### [TASK STATEMENT]
Count how many lines of the material contain the string "script", then give that number and nothing more.

** Begin EXERCISE INPUTS **

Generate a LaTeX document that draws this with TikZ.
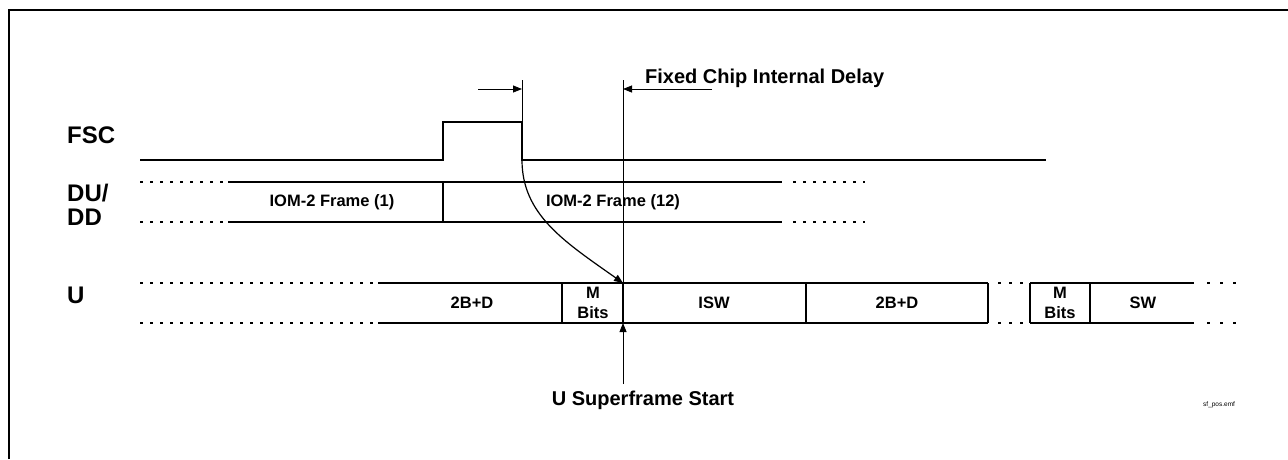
\documentclass[tikz,border=0pt]{standalone}
\usepackage{fontspec}
\setmainfont{Liberation Sans}
\usetikzlibrary{arrows.meta}
\tikzstyle{sig}=[line width=1.6pt]
\tikzstyle{gap}=[line width=1.6pt, dash pattern=on 3pt off 7pt]
\tikzstyle{hair}=[line width=0.8pt]
\tikzstyle{tip}=[-{Triangle[length=9pt,width=7pt]}]
\tikzstyle{lbl}=[font=\fontsize{24}{26}\selectfont\bfseries, anchor=west, inner sep=0]
\tikzstyle{fld}=[font=\fontsize{16.5}{19.5}\selectfont\bfseries, align=center, inner sep=0]
\tikzstyle{note}=[font=\fontsize{20}{22}\selectfont\bfseries, inner sep=0]

\begin{document}
\begin{tikzpicture}[x=1pt,y=-1pt]
\useasboundingbox (0,0) rectangle (1288,459);
\draw[line width=2pt] (9,459) -- (9,10) -- (1288,10);
\node[lbl] (fsc) at (67,135) {FSC};
\node[lbl] (du) at (67,193) {DU/};
\node[lbl] (dd) at (67,217) {DD};
\node[lbl] (u) at (67,295) {U};
\coordinate (rise) at (443,160);
\coordinate (fall) at (522,160);
\coordinate (ustart) at (623,283);
\coordinate (ubot) at (623,323);
\draw[sig] (140,160) -- (rise) -- (443,122) -- (522,122) -- (fall) -- (1046,160);
\foreach \y in {182,222}
{
\draw[gap] (140,\y) -- (226,\y);
\draw[sig] (228,\y) -- (782,\y);
\draw[gap] (793,\y) -- (865,\y);
}
\draw[sig] (443,182) -- (443,222);
\node[fld] (iom1) at (332,202) {IOM-2 Frame (1)};
\node[fld] (iom12) at (613,202) {IOM-2 Frame (12)};
\foreach \y in {283,323}
{
\draw[gap] (140,\y) -- (376,\y);
\draw[sig] (378,\y) -- (988,\y);
\draw[gap, dash pattern=on 3pt off 8pt] (998,\y) -- (1026,\y);
\draw[sig] (1030,\y) -- (1194,\y);
\draw[gap, dash pattern=on 3pt off 10pt] (1207,\y) -- (1240,\y);
}
\foreach \x in {562,623,806,988,1030,1090}
{
\draw[sig] (\x,283) -- (\x,323);
}
\node[fld] (bd1) at (472,303) {2B+D};
\node[fld] (mb1) at (593,303) {M\\Bits};
\node[fld] (isw) at (714,303) {ISW};
\node[fld] (bd2) at (897,303) {2B+D};
\node[fld] (mb2) at (1060,303) {M\\Bits};
\node[fld] (sw) at (1143,303) {SW};
\draw[hair] (522,80) -- (522,122);
\draw[hair] (623,80) -- (ustart);
\draw[hair,tip] (478,89) -- (522,89);
\draw[hair,tip] (712,89) -- (623,89);
\node[note, anchor=west] (delay) at (645,78) {Fixed Chip Internal Delay};
\draw[line width=1.2pt,tip] (fall) .. controls (522,215) and (565,242) .. (ustart);
\node[note] (sfstart) at (643,400) {U Superframe Start};
\draw[hair,tip] (623,384) -- (ubot);
\node[font=\fontsize{6.5}{7}\selectfont, anchor=west, inner sep=0] (fname) at (1203,405) {sf\_pos.emf};
\end{tikzpicture}
\end{document}
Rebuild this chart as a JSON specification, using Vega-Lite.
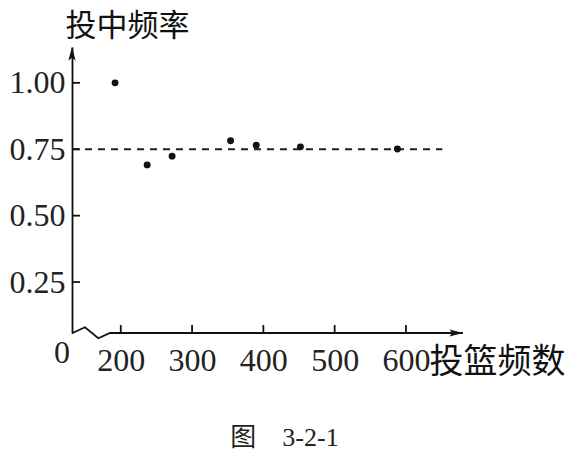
{
  "$schema": "https://vega.github.io/schema/vega-lite/v6.json",
  "width": 391,
  "height": 286,
  "autosize": {"type": "none"},
  "padding": {"left": 72, "top": 47, "right": 103, "bottom": 120},
  "background": "white",
  "config": {"view": {"stroke": null}, "font": "Liberation Serif, Noto Sans CJK SC"},
  "title": {"text": "图　3-2-1", "orient": "bottom", "anchor": "middle", "fontSize": 26, "fontWeight": "normal", "font": "Liberation Serif, Noto Sans CJK SC", "color": "#222", "offset": 46, "dx": 17},
  "datasets": {
    "points": [
      {"x": 192, "y": 1.0},
      {"x": 237, "y": 0.691},
      {"x": 272, "y": 0.724},
      {"x": 354, "y": 0.782},
      {"x": 390, "y": 0.765},
      {"x": 452, "y": 0.759},
      {"x": 588, "y": 0.751}
    ],
    "ref": [{"x": 131.6, "x2": 651, "y": 0.75}],
    "axisline": [
      {"i": 0, "x": 131.6, "y": 0.057},
      {"i": 1, "x": 149.8, "y": 0.0798},
      {"i": 2, "x": 168.5, "y": 0.0384},
      {"i": 3, "x": 185, "y": 0.058},
      {"i": 4, "x": 680, "y": 0.058}
    ],
    "xticks": [{"x": 200, "y": 0.058}, {"x": 300, "y": 0.058}, {"x": 400, "y": 0.058}, {"x": 500, "y": 0.058}, {"x": 600, "y": 0.058}],
    "yticks": [{"x": 131.6, "y": 0.25}, {"x": 131.6, "y": 0.5}, {"x": 131.6, "y": 0.75}, {"x": 131.6, "y": 1.0}],
    "yarrow": [{"x": 131.6, "y": 1.105}],
    "xarrow": [{"x": 668.8, "y": 0.058}],
    "origin": [{"x": 131.6, "y": 0.058, "label": "0"}]
  },
  "encoding": {
    "x": {
      "field": "x", "type": "quantitative",
      "scale": {"domain": [131.6, 680], "nice": false, "zero": false},
      "axis": {
        "values": [200, 300, 400, 500, 600], "format": "d", "domain": false, "grid": false,
        "ticks": true, "tickSize": -8, "tickOpacity": 0,
        "labelFont": "Liberation Serif", "labelFontSize": 32, "labelColor": "#222", "labelPadding": 20,
        "title": "投篮频数", "titleFont": "Noto Sans CJK SC", "titleFontSize": 34, "titleFontWeight": "normal",
        "titleColor": "#111", "titleX": 357, "titleY": 29, "titleAlign": "left", "titleBaseline": "middle", "titleAngle": 0
      }
    },
    "y": {
      "field": "y", "type": "quantitative",
      "scale": {"domain": [0.058, 1.135], "nice": false, "zero": false},
      "axis": {
        "values": [0.25, 0.5, 0.75, 1.0], "format": ".2f", "grid": false,
        "domain": true, "domainColor": "#111", "domainWidth": 1.8,
        "ticks": true, "tickSize": -8, "tickOpacity": 0,
        "labelFont": "Liberation Serif", "labelFontSize": 32, "labelColor": "#222", "labelPadding": 15,
        "title": "投中频率", "titleFont": "Noto Sans CJK SC", "titleFontSize": 31, "titleFontWeight": "normal",
        "titleColor": "#111", "titleX": -7, "titleY": -21, "titleAlign": "left", "titleBaseline": "middle", "titleAngle": 0
      }
    }
  },
  "layer": [
    {
      "data": {"name": "ref"},
      "mark": {"type": "rule", "strokeDash": [7, 6], "strokeWidth": 2, "color": "#222", "clip": false},
      "encoding": {"x2": {"field": "x2"}}
    },
    {
      "data": {"name": "axisline"},
      "mark": {"type": "line", "color": "#111", "strokeWidth": 1.8, "clip": false},
      "encoding": {"order": {"field": "i", "type": "quantitative"}}
    },
    {
      "data": {"name": "xticks"},
      "mark": {"type": "rule", "color": "#111", "strokeWidth": 1.8, "clip": false},
      "encoding": {"y2": {"datum": 0.088}}
    },
    {
      "data": {"name": "yticks"},
      "mark": {"type": "rule", "color": "#111", "strokeWidth": 1.8, "clip": false},
      "encoding": {"x2": {"datum": 142.8}}
    },
    {
      "data": {"name": "points"},
      "mark": {"type": "circle", "size": 48, "opacity": 1, "color": "#111", "clip": false}
    },
    {
      "data": {"name": "yarrow"},
      "mark": {"type": "point", "shape": "M0,-1L0.45,0.7L0,0.35L-0.45,0.7Z", "size": 256, "filled": true, "opacity": 1, "color": "#111", "clip": false}
    },
    {
      "data": {"name": "xarrow"},
      "mark": {"type": "point", "shape": "M1,0L-0.7,0.45L-0.35,0L-0.7,-0.45Z", "size": 256, "filled": true, "opacity": 1, "color": "#111", "clip": false}
    },
    {
      "data": {"name": "origin"},
      "mark": {"type": "text", "font": "Liberation Serif", "fontSize": 32, "color": "#222", "dx": -10, "dy": 20, "clip": false},
      "encoding": {"text": {"field": "label"}}
    }
  ]
}
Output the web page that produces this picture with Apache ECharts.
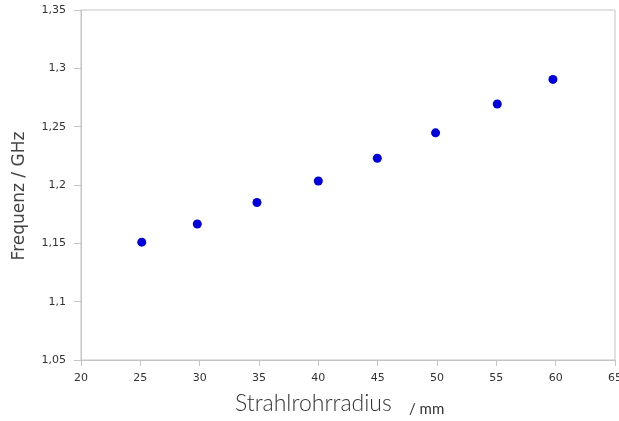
<!DOCTYPE html>
<html>
<head>
<meta charset="utf-8">
<script src="https://cdn.jsdelivr.net/npm/echarts@6/dist/echarts.min.js"></script>
<style>
  html, body { margin: 0; padding: 0; background: #fff; }
  #chart { width: 619px; height: 421px; }
</style>
</head>
<body>
<div id="chart"></div>
<script>
// Beam pipe radius (mm) and measured frequency (GHz)
const radiusMm = [25.12, 29.8, 34.83, 40.0, 44.97, 49.88, 55.08, 59.77];
const freqGHz = [1.151, 1.1666, 1.185, 1.2034, 1.2229, 1.2447, 1.2694, 1.2905];

const xTitle = 'Strahlrohrradius';
const xUnit = '/ mm';
const yTitle = 'Frequenz / GHz';

const points = radiusMm.map((r, i) => [r, freqGHz[i]]);
const comma = v => String(+v.toFixed(2)).replace('.', ',');

const chart = echarts.init(document.getElementById('chart'), null, { renderer: 'canvas' });
chart.setOption({
  animation: false,
  backgroundColor: '#fff',
  grid: {
    left: 81, right: 4, top: 10, bottom: 61,
    outerBoundsMode: 'none', containLabel: false,
    show: true, borderColor: '#c4c4c4', borderWidth: 1
  },
  xAxis: {
    type: 'value', min: 20, max: 65, interval: 5,
    axisLine: { show: true, lineStyle: { color: '#c4c4c4' } },
    axisTick: { show: true, length: 6, lineStyle: { color: '#c4c4c4' } },
    axisLabel: { color: '#333', fontFamily: 'DejaVu Sans', fontSize: 11, margin: 13 },
    splitLine: { show: false }
  },
  yAxis: {
    type: 'value', min: 1.05, max: 1.35, interval: 0.05,
    axisLine: { show: true, lineStyle: { color: '#c4c4c4' } },
    axisTick: { show: true, length: 7, lineStyle: { color: '#c4c4c4' } },
    axisLabel: { color: '#333', fontFamily: 'DejaVu Sans', fontSize: 11, margin: 15, formatter: comma },
    splitLine: { show: false }
  },
  graphic: [
    {
      type: 'text', x: 20, y: 196, rotation: Math.PI / 2,
      style: {
        text: yTitle, fontFamily: 'DejaVu Sans', fontSize: 17, fill: '#444',
        align: 'center', verticalAlign: 'middle'
      }
    },
    {
      type: 'text', left: 235, top: 392,
      style: { text: xTitle, fontFamily: 'Lato', fontWeight: 300, fontSize: 23, fill: '#333' }
    },
    {
      type: 'text', left: 409, top: 402,
      style: { text: xUnit, fontFamily: 'Lato', fontSize: 15, fill: '#333' }
    }
  ],
  series: [{
    type: 'scatter',
    data: points,
    symbol: 'circle',
    symbolSize: 9,
    itemStyle: { color: '#0000dd', opacity: 1 }
  }]
});
</script>
</body>
</html>
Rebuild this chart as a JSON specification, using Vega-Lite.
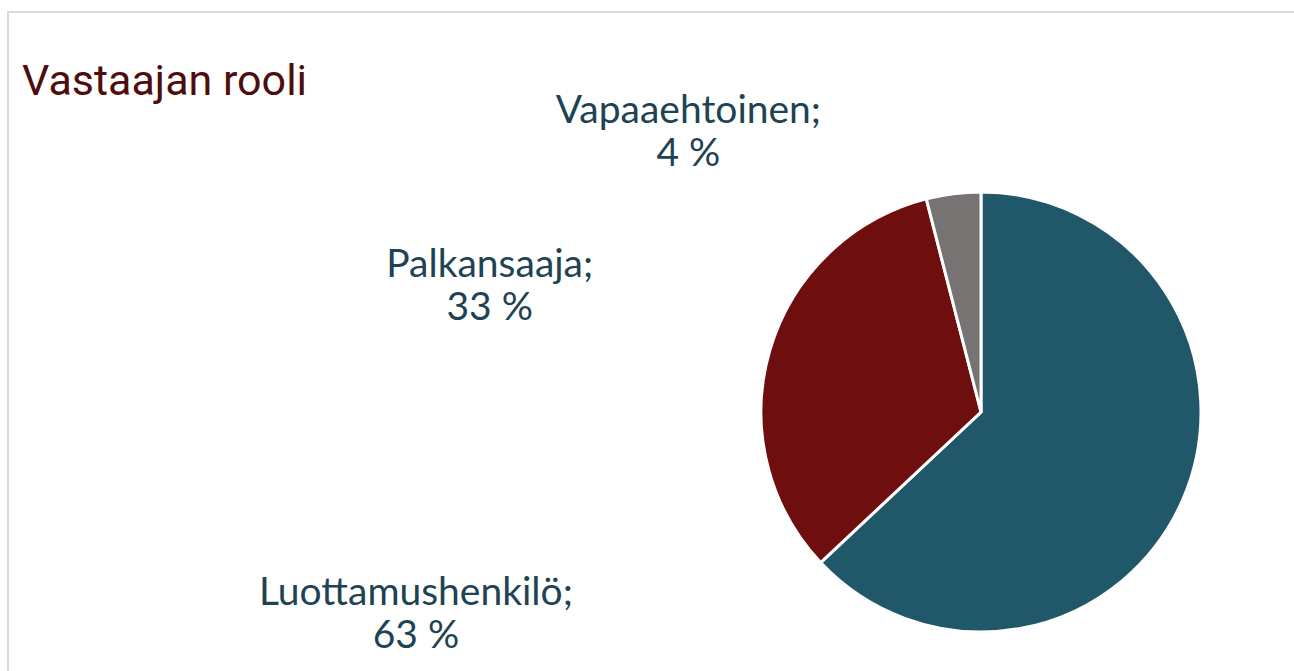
{
  "$schema": "https://vega.github.io/schema/vega-lite/v6.json",
  "autosize": {"type": "none"},
  "padding": {"left": 8, "top": 12, "right": 0, "bottom": 0},
  "width": 1946,
  "height": 800,
  "background": "white",
  "view": {"stroke": "#d9d9d9", "strokeWidth": 2, "fill": "white"},
  "config": {"view": {"stroke": "#d9d9d9", "strokeWidth": 2}},
  "title": {
    "text": "Vastaajan rooli",
    "anchor": "start",
    "frame": "group",
    "orient": "top",
    "offset": 0,
    "dx": 14,
    "dy": 126,
    "baseline": "alphabetic",
    "font": "Roboto",
    "fontSize": 43,
    "fontWeight": "normal",
    "color": "#4f0c0c"
  },
  "data": {
    "values": [
      {"role": "Luottamushenkilö", "pct": 63},
      {"role": "Palkansaaja", "pct": 33},
      {"role": "Vapaaehtoinen", "pct": 4}
    ]
  },
  "encoding": {
    "theta": {"field": "pct", "type": "quantitative", "stack": true},
    "order": {"field": "role", "type": "ordinal", "sort": "ascending"}
  },
  "layer": [
    {
      "mark": {"type": "arc", "outerRadius": 220, "stroke": "white", "strokeWidth": 3},
      "encoding": {
        "color": {
          "field": "role",
          "type": "nominal",
          "scale": {
            "domain": ["Luottamushenkilö", "Palkansaaja", "Vapaaehtoinen"],
            "range": ["#215869", "#6e0e0e", "#777372"]
          },
          "legend": null
        }
      }
    },
    {
      "mark": {
        "type": "text", "radius": 220, "dx": -265, "dy": -71,
        "align": "center", "baseline": "alphabetic",
        "font": "Lato", "fontSize": 39, "lineHeight": 43, "color": "#1e4352",
        "text": {"expr": "datum.role === 'Vapaaehtoinen' ? [datum.role + ';', datum.pct + ' %'] : ''"}
      },
      "encoding": {"detail": {"field": "role", "type": "nominal"}}
    },
    {
      "mark": {
        "type": "text", "radius": 220, "dx": -280, "dy": -74,
        "align": "center", "baseline": "alphabetic",
        "font": "Lato", "fontSize": 39, "lineHeight": 43, "color": "#1e4352",
        "text": {"expr": "datum.role === 'Palkansaaja' ? [datum.role + ';', datum.pct + ' %'] : ''"}
      },
      "encoding": {"detail": {"field": "role", "type": "nominal"}}
    },
    {
      "mark": {
        "type": "text", "radius": 220, "dx": -767, "dy": 106,
        "align": "center", "baseline": "alphabetic",
        "font": "Lato", "fontSize": 39, "lineHeight": 43, "color": "#1e4352",
        "text": {"expr": "datum.role === 'Luottamushenkilö' ? [datum.role + ';', datum.pct + ' %'] : ''"}
      },
      "encoding": {"detail": {"field": "role", "type": "nominal"}}
    }
  ]
}
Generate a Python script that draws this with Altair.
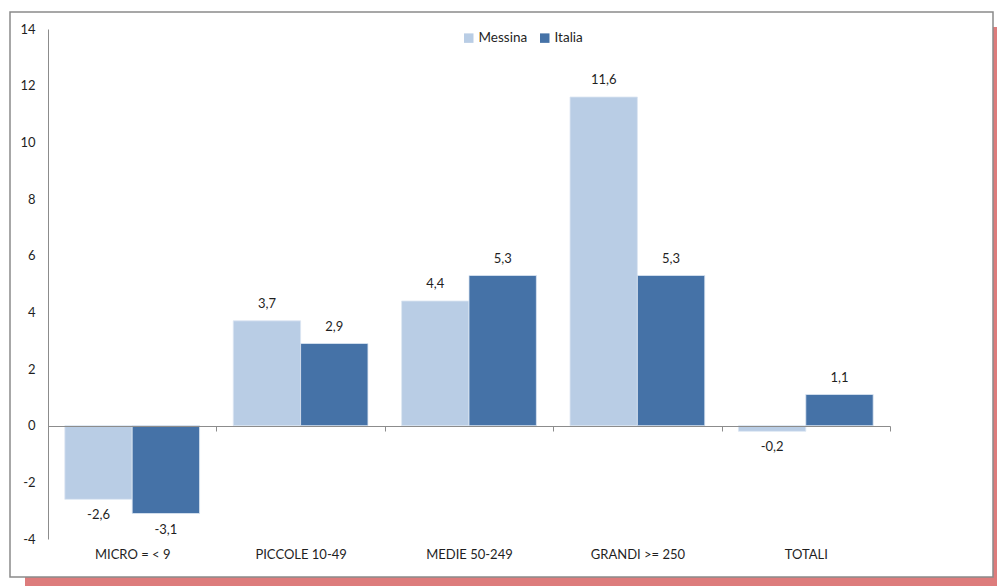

** End EXERCISE INPUTS **

### [EXPECTED ANSWER]
4